# Am I Really An NW45? Look At The Pic!



## uniquelydivine (Jan 5, 2007)

So, I went to MAC, and the MA told me I'm an NW45. Looking at my pic, do you think that's right?  I'm not sure, and I don't want to wear makeup and look like a clown! LOL!

P.S. I've never worn makeup before, that's why I'm scared to wear the wrong color!


----------



## MAC_Pixie04 (Jan 5, 2007)

1.  I don't see a picture.
2.  It would be impossible for us to determine your correct foundation shade by a photo.

I would go back and get rematched and if you still don't feel like it's right, get a 2nd opinion. Ask for a sample and see how it wears in natural light and how long the actual color lasts.  Some people get matched for a foundation and start wearing it, and then find that it changes color on them.


----------



## Beauty Mark (Jan 5, 2007)

I believe MAC does foundation samples. I would ask for one, try it out. Look at yourself in different types of light (natural, light bulb, etc.)

When I was matched for foundation at MAC, I think they got the color wrong and then it turned orange one me (and broke my skin out.)


----------



## BinkysBaby (Jan 6, 2007)

I agree with Mac Pixie 04 about determining your correct shade. I am NW45 and NW47 in the summer. Getting a second opinion would not hurt.


----------



## mekaboo (Jan 7, 2007)

I looked at your pic and I think you could be NW45...but it depends on the different foundation formula.
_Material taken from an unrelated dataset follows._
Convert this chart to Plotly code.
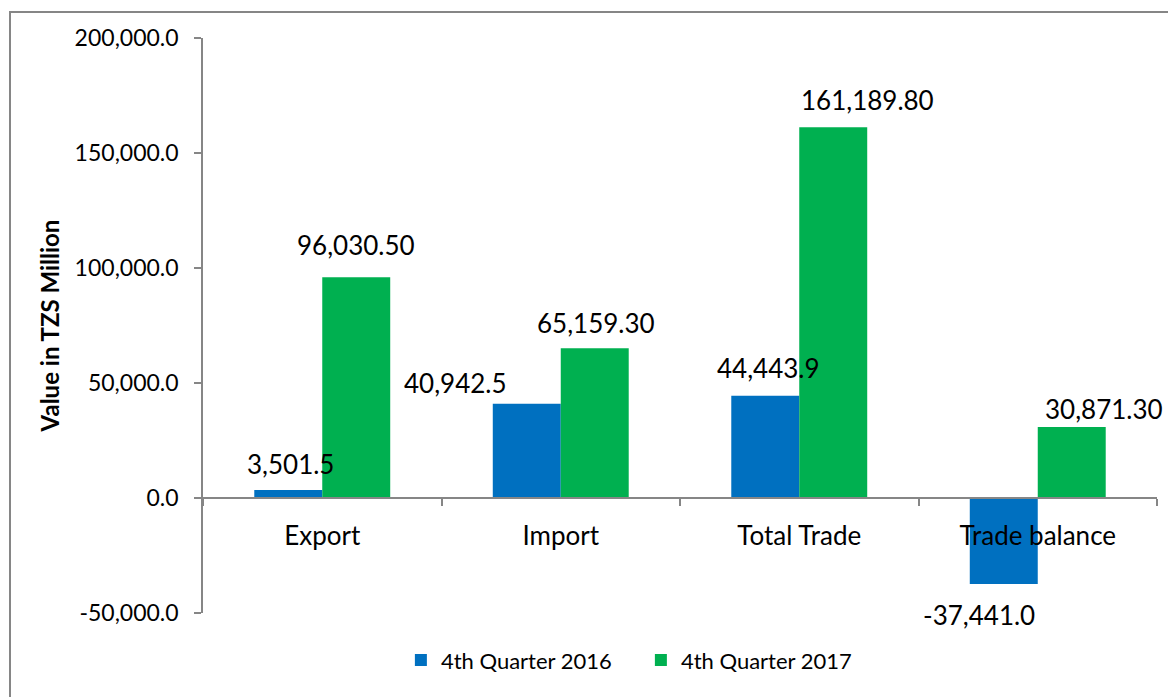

What I mean is, you could be NW45 in Studiofix Powder but NC50 in StudioTech, like I am.  Try it on....and look at it in natural light.  Ask for samples of it as well and take it home and see what happens.


----------



## MAC_Whore (Jan 7, 2007)

Quote:

   Originally Posted by *MAC_Pixie04* 

 
_1.  I don't see a picture.
2.  It would be impossible for us to determine your correct foundation shade by a photo.

I would go back and get rematched and if you still don't feel like it's right, get a 2nd opinion. Ask for a sample and see how it wears in natural light and how long the actual color lasts.  Some people get matched for a foundation and start wearing it, and then find that it changes color on them._

 
Well said.  

Meekaboo has a very good point as well.  Colour numbers don't necessarily translate into the different types of formulas. 

I would just add that one of the things I feel is really important when checking foundations on women of colour is that you go someplace with really good lighting.  Usually MAC stores and some counters have the bright studio lighting at their mirrors.  Check the foundation in that light.  Make sure to to a swatch near the jawline as well, to see how it works with your face as well as near your neck.  

I used to match up foundations at least 30 times a day when I was an MA at MAC.  They should be able to help you no problem. 
	

	
	
		
		

		
		
	


	




  Oh, and don't feel bad about getting a second opinion.  More often than there should have been, someone came in to get matched up after their first match from another MA wasn't right.  It happens.  Good luck, hon.


----------